The story and depiction of Rahab presents her in a mostly unfavorable light (she's a Canaanite, a prostitute, a liar, a traitor, and being a woman, she's viewed as less than a man in the context of the times) which makes it easier to villainize the inhabitants of the city of Jericho by not making Rahab out to be a noble righteous hero (such as how Lot is intended to be viewed - despite offering his daughters up for ransom to a pack of rapists, and later on getting drunk and having sex with them). It provides a justification for why there may be a Canaanite living amongst the Israelites claiming that he's descended from Rahab and her family that were spared, without painting Canaanites in too sympathetic of a light.

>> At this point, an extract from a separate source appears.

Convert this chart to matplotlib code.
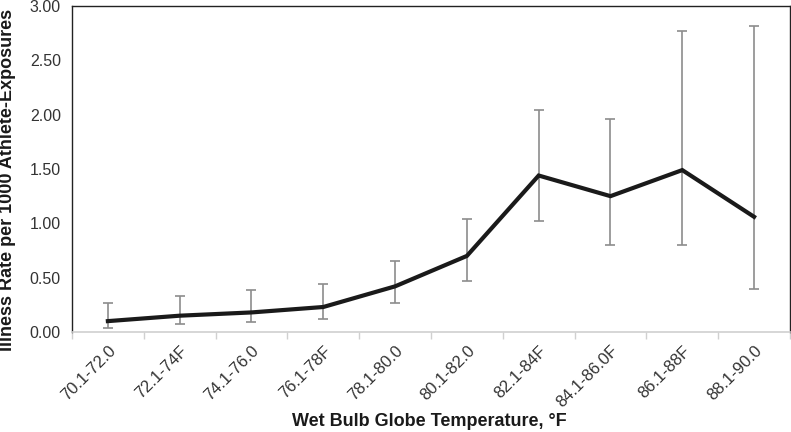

The chapter continues with the priests blowing their trumpets and the soldiers shouting a war cry, causing the city wall to come down - which seems odd in light that Rahab's house is apparently built into the city wall (Joshua 2:15). The soldiers proceeded to massacre every living being - man, woman, infants, young and old, oxen, sheep, donkeys - all by sword point. Joshua sends the two spies that Rahab had helped in Joshua: Chapter 2 to go to Rahab's house (built into the city wall that just fell over) and to bring out Rahab and her family. Rahab and her parents, siblings, and relatives were brought to spot outside of the Israelite's camp while the soldiers burned the city of Jericho, along with everything in it - except for the gold, silver, and brass and iron object that they looted - to the ground. The bible states that Rahab and her family lived among the Israelites for generations.

Joshua proclaims a curse that anyone who attempts to rebuild Jericho will pay the price of their firstborn for building it's foundation, and will pay the price of his youngest son for building its gates. It's not clear if this curse applies only to the youngest son at the time of building or applies to all subsequent sons as well.

The chapter closes out by stating that Joshua's fame (or perhaps infamy) spread throughout the country.